Presentation at UC Berkeley 2017
Please check the article featured Jeffrey S. Weil named East Bay Has Both Abundant And Scarce Space and written by Lisa Brown on December 8, 2017
“Brokers presented a case study of a current or recently completed real estate project and discussed market conditions within their respective product type specialties at a recent town hall event at Cal.”
Cal Nov 2017
Undergraduate at Cal – Marketing, then MBA. One week after graduation on October 11, my birthday, Office leasing at Grubb & Ellis in Oakland – Walnut Creek. 1st deal 2nd month 2,200 sf 22¢, Office Papermill Don Olson.
Did every small deal no one else wanted. Managed an apartment house, bought used suits, drove a real old Cadillac at age 22. Cold called like a whirling dervish. Wrote articles that got published. Worked 80 hours a week 1st3 years, once 22 days straight 12 hour-days.
Started writing a newsletter, sent it to 200 real estate directors and office building owners, now it goes out to 23,000.
In 1983 got a call off the newsletter, Fran Fruzzetti. AT&T right of way.
Case Study
I get companies into space, and get them out as well.
Took a 3,500 sf client up to 8,500 sf, then they went virtual, employees working at clients’, didn’t need space.
PH Bart Station, Class A, Bells & Whistles Building, charging $3.60/rsf client paying $2.50, space on market for months.
Marketing
I did everything I could for marketing:
Sent out email brochures to the office agents. Went door to door both in the Treat Towers office project where the space was as well as ……. of other office buildings. Made personal phone calls to all local brokers. Sent out hard copy flyers to everybody. Put an ad on Craigslist, virtual tour linked off YouTube – I actually was on the cover of the Business Times way back for being the first broker in the world to put sublease space on YouTube.

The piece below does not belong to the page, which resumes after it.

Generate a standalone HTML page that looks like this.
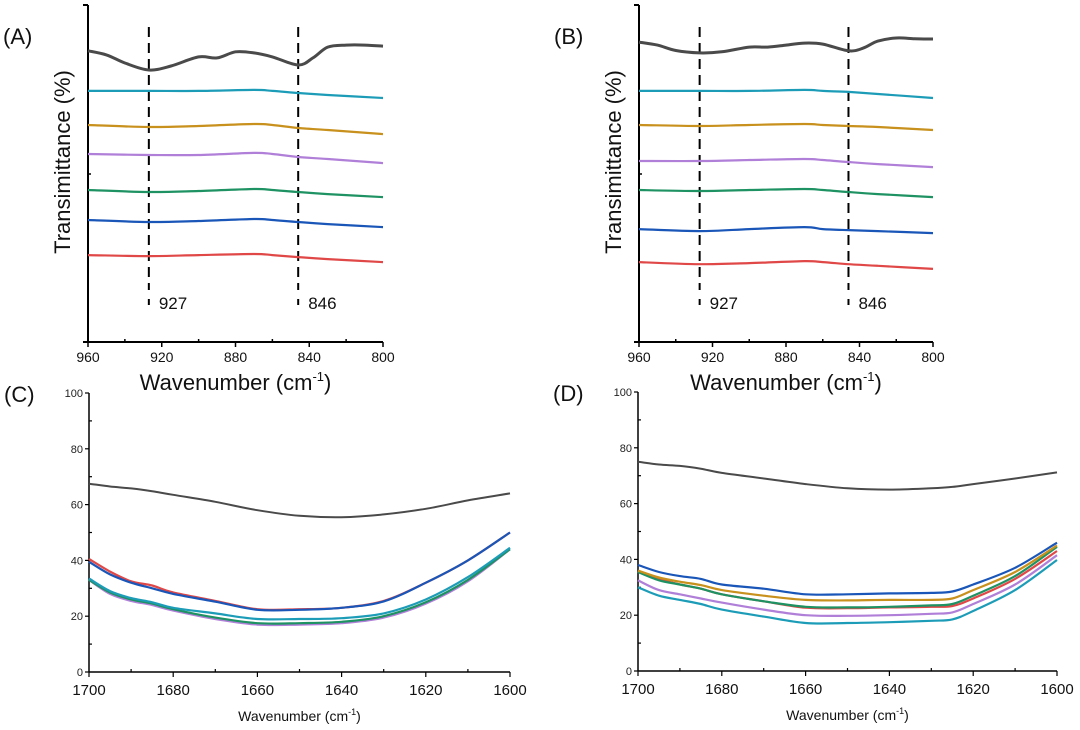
<!DOCTYPE html>
<html><head><meta charset="utf-8"><style>
body{margin:0;background:#fff;}
svg{display:block;font-family:"Liberation Sans","Noto Sans CJK SC",sans-serif;}
</style></head><body>
<svg id="chart" width="1080" height="730" viewBox="0 0 1080 730"></svg>
<script>
// ---- Panel A / B data (offset transmittance, arbitrary units 0..100) ----
const abXBlack = [960,950,940,927,915,900,890,880,870,860,846,838,830,820,810,800];
const abX = [960,927,900,870,860,846,830,800];
const aBlack = [86.4,85.2,82.8,80.7,81.9,84.6,84.3,86.1,85.8,84.6,82.2,84.3,87.5,88.1,88.1,87.8];
const aCyan = [74.5,74.5,74.5,74.8,74.5,73.9,73.3,72.4];
const aGold = [64.4,63.8,64.1,64.7,64.4,63.5,62.9,61.7];
const aPurple = [55.8,55.5,55.5,56.1,55.8,54.9,54.3,53.1];
const aGreen = [45.1,44.5,44.8,45.4,45.1,44.5,43.9,43.0];
const aBlue = [36.2,35.6,35.9,36.5,36.2,35.6,35.0,34.1];
const aRed = [25.8,25.5,25.8,26.1,25.8,25.2,24.6,23.7];
const bBlack = [89.0,88.1,86.5,85.8,86.1,87.5,87.5,88.1,88.7,88.4,86.4,87.2,89.3,90.2,90.0,89.9];
const bCyan = [74.5,74.5,74.5,74.8,74.5,74.2,73.6,72.4];
const bGold = [64.4,64.1,64.4,64.7,64.4,64.1,63.8,62.9];
const bPurple = [53.7,53.7,54.0,54.3,54.0,53.4,52.8,51.9];
const bGreen = [45.1,44.8,45.1,45.4,45.1,44.5,43.9,43.0];
const bBlue = [33.5,32.9,33.5,34.1,33.5,33.2,32.9,32.3];
const bRed = [23.7,23.1,23.4,24.0,23.7,23.1,22.6,21.7];
const abTicks = [960,920,880,840,800];
const abMarks = [927,846];
// ---- Panel C data ----
const cX = [1700,1695,1690,1685,1680,1670,1660,1650,1640,1630,1620,1610,1600];
const cBlack = [67.5,66.5,65.8,64.8,63.5,61,58,56,55.5,56.5,58.5,61.5,64];
const cRed = [40.5,36,32.5,31,28.5,25.5,22.5,22.5,23,25.5,32,40,50];
const cBlue = [39.5,35,32,30,28,25.2,22.3,22.3,23,25.3,32,40,50];
const cCyan = [33.5,29,26.5,25,23,21,19,19,19.3,21,26,34,44.5];
const cGreen = [33,28.5,26,24.5,22.5,19.5,17.5,17.5,18,20,25,33,44];
const cPurple = [33,28,25.5,24,22,19,17,17,17.5,19.5,24.5,32.5,44];
// ---- Panel D data ----
const dX = [1700,1695,1690,1685,1680,1670,1660,1650,1640,1630,1625,1620,1610,1600];
const dBlack = [75,74,73.5,72.5,71,69,67,65.5,65,65.5,66,67,69,71.2];
const dBlue = [38,35.5,34,33,31,29.5,27.5,27.5,27.8,28,28.5,31,37,46];
const dGold = [36,33.5,32,30.8,29,27,25.5,25.3,25.5,25.5,26,29,35.5,45];
const dGreen = [35.5,32.5,31,29.5,27.5,25,23,22.8,23,23.5,24,27,34,44.5];
const dRed = [35.5,33,31,29.5,27.5,25,22.7,22.5,22.8,23,23.3,26,33,43];
const dPurple = [32.5,29,27.5,26,24.5,22,20,19.8,20,20.5,21,24,31,41.5];
const dCyan = [30,27,25.5,24,22,19.5,17.2,17.2,17.5,18,18.5,21.5,29,39.8];
const cdXTicks = [1700,1680,1660,1640,1620,1600];
const cdYTicks = [0,20,40,60,80,100];

const COL = {black:'#4a4a4a',cyan:'#1d9cb8',gold:'#c8901c',purple:'#b07fd8',green:'#1e9262',blue:'#1a56b8',red:'#e04848'};
const svg = document.getElementById('chart');
const NS = 'http://www.w3.org/2000/svg';
function mk(tag, attrs, parent){const e=document.createElementNS(NS,tag);for(const k in attrs)e.setAttribute(k,attrs[k]);(parent||svg).appendChild(e);return e;}
function txt(s, attrs, parent){const e=mk('text',attrs,parent);e.textContent=s;return e;}
function lin(d0,d1,r0,r1){return v=>r0+(v-d0)/(d1-d0)*(r1-r0);}
function smooth(pts){let d='M'+pts[0][0].toFixed(1)+','+pts[0][1].toFixed(1);
  for(let i=0;i<pts.length-1;i++){const p0=pts[i-1]||pts[i],p1=pts[i],p2=pts[i+1],p3=pts[i+2]||p2;
    const c1=[p1[0]+(p2[0]-p0[0])/6,p1[1]+(p2[1]-p0[1])/6],c2=[p2[0]-(p3[0]-p1[0])/6,p2[1]-(p3[1]-p1[1])/6];
    d+=' C'+c1[0].toFixed(1)+','+c1[1].toFixed(1)+' '+c2[0].toFixed(1)+','+c2[1].toFixed(1)+' '+p2[0].toFixed(1)+','+p2[1].toFixed(1);}
  return d;}
function series(g,xs,ys,sx,sy,color,w,name){
  const p=mk('path',{d:smooth(xs.map((x,i)=>[sx(x),sy(ys[i])])),fill:'none',stroke:color,'stroke-width':w,'stroke-linejoin':'round'},g);
  
  
}

function panelAB(id,label,x0,x1,blk,rest){
  const g=mk('g',{});
  
  
  const sx=lin(960,800,x0,x1), sy=lin(0,100,342,5);
  const pl=txt('('+label+')',{x:x0-85,y:44,'font-size':22,fill:'#111'},g);
  
  
  mk('line',{x1:x0,y1:5,x2:x0,y2:342,stroke:'#000','stroke-width':2},g);
  mk('line',{x1:x0,y1:342,x2:x1,y2:342,stroke:'#000','stroke-width':2},g);
  mk('line',{x1:x0-5,y1:5,x2:x0,y2:5,stroke:'#000','stroke-width':2},g);
  mk('line',{x1:x0,y1:174,x2:x0+3,y2:174,stroke:'#000','stroke-width':1.5},g);
  mk('line',{x1:x0-5,y1:342,x2:x0,y2:342,stroke:'#000','stroke-width':2},g);
  for(let v=960;v>=800;v-=20){const major=abTicks.includes(v);
    mk('line',{x1:sx(v),y1:342,x2:sx(v),y2:major?347:339,stroke:'#000','stroke-width':1.5},g);}
  abTicks.forEach(v=>{const t=txt(v,{x:sx(v),y:362,'font-size':14,'text-anchor':'middle',fill:'#111'},g);
    
    });
  const xt=txt('',{x:(x0+x1)/2,y:390,'font-size':22,'text-anchor':'middle',fill:'#111'},g);
  xt.innerHTML='Wavenumber (cm<tspan dy="-9" font-size="13">-1</tspan><tspan dy="9">)</tspan>';
  
  
  const yt=txt('Transimittance (%)',{x:0,y:0,'font-size':22,'text-anchor':'middle',fill:'#111',transform:'translate('+(x0-18)+',162) rotate(-90)'},g);
  
  
  abMarks.forEach(m=>{
    const dl=mk('line',{x1:sx(m),y1:27,x2:sx(m),y2:290,stroke:'#000','stroke-width':2,'stroke-dasharray':'10,6'},g);
    
    
    mk('line',{x1:sx(m),y1:299,x2:sx(m),y2:305,stroke:'#000','stroke-width':2},g);
    const t=txt(m,{x:sx(m)+10,y:309,'font-size':17,fill:'#111'},g);
    
    
  });
  series(g,abXBlack,blk,sx,sy,COL.black,3,'series-control');
  const names=['cyan','gold','purple','green','blue','red'];
  rest.forEach((ys,i)=>series(g,abX,ys,sx,sy,COL[names[i]],2.2,'series-'+names[i]));
}
panelAB('a','A',88,383,aBlack,[aCyan,aGold,aPurple,aGreen,aBlue,aRed]);
panelAB('b','B',639,933,bBlack,[bCyan,bGold,bPurple,bGreen,bBlue,bRed]);

function panelCD(id,label,x0,x1,y0,y1,xs,list){
  const g=mk('g',{});
  
  
  const sx=lin(1700,1600,x0,x1), sy=lin(0,100,y0,y1);
  const pl=txt('('+label+')',{x:x0-85,y:y1+9,'font-size':22,fill:'#111'},g);
  
  
  mk('line',{x1:x0,y1:y1,x2:x0,y2:y0,stroke:'#000','stroke-width':1.5},g);
  mk('line',{x1:x0,y1:y0,x2:x1,y2:y0,stroke:'#000','stroke-width':1.5},g);
  for(let v=0;v<=100;v+=10){const major=v%20===0;
    mk('line',{x1:x0,y1:sy(v),x2:x0+(major?-4:3),y2:sy(v),stroke:'#000','stroke-width':1.2},g);}
  cdYTicks.forEach(v=>{const t=txt(v,{x:x0-6,y:sy(v)+4,'font-size':11,'text-anchor':'end',fill:'#222'},g);
    
    });
  for(let v=1700;v>=1600;v-=10){const major=v%20===0;
    mk('line',{x1:sx(v),y1:y0,x2:sx(v),y2:y0+(major?5:-3),stroke:'#000','stroke-width':1.2},g);}
  cdXTicks.forEach(v=>{const t=txt(v,{x:sx(v),y:y0+23,'font-size':15,'text-anchor':'middle',fill:'#111'},g);
    
    });
  const xt=txt('',{x:(x0+x1)/2,y:y0+49,'font-size':14,'text-anchor':'middle',fill:'#111'},g);
  xt.innerHTML='Wavenumber (cm<tspan dy="-6" font-size="9">-1</tspan><tspan dy="6">)</tspan>';
  
  
  list.forEach(s=>series(g,xs,s[0],sx,sy,COL[s[1]],s[1]==='black'?2:2.2,'series-'+s[1]));
}
panelCD('c','C',89,510,672,393,cX,[[cBlack,'black'],[cPurple,'purple'],[cGreen,'green'],[cCyan,'cyan'],[cRed,'red'],[cBlue,'blue']]);
panelCD('d','D',638,1057,671,392,dX,[[dBlack,'black'],[dCyan,'cyan'],[dPurple,'purple'],[dRed,'red'],[dGreen,'green'],[dGold,'gold'],[dBlue,'blue']]);
</script>
</body></html>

I got a $500 total budget and bought ten $50 gift cards at two nice nearby restaurants. Every week I would pull a card from all the active office brokers out of a bowl and send a winner announcement out to the entire SF East Bay brokerage community: They the winners had to call me within 3 business days to claim their prize and tell me which restaurant they prefer. That’s how I made everybody know about this space!
Key to sublease
Move quickly, most spaces for sublease never get sublet – The shorter the term, the harder it is to move the space, who wants to move in and then a year later move out?
Most credit tenants won’t sublease – they want to negotiate the lease, which for the most part a sublease is stuck with the contract. They want their space to be laid out to their specs, sublease usually As-Is the way it is!
Some landlords insist on restoration you modify the space, at end of term at tenant’s expense you must restore it.
No options with most subleases
There was a bottom-feeder insurance company that swam around looking for wounded fish for bargain basement sublease deals, 3-4 year terms, and they moved from one steal into the next. On top of bargain rent they got, the furniture, wiring included. Yes, a pain to move every 3 to 4 years, but building rate $3.60, Client paying $2.50.
Client looking at losing entire leasehold – only needed 1,500 sf Bargain hunter got 6,500 sf for $1.63 a square foot, full-service, including furniture and wiring, client kept 1,500 sf and didn’t have to move, client got $420,000, bargain hunter saved $515,000, well, with having to move every 3-4 years, and I was paid a $18,000 commission.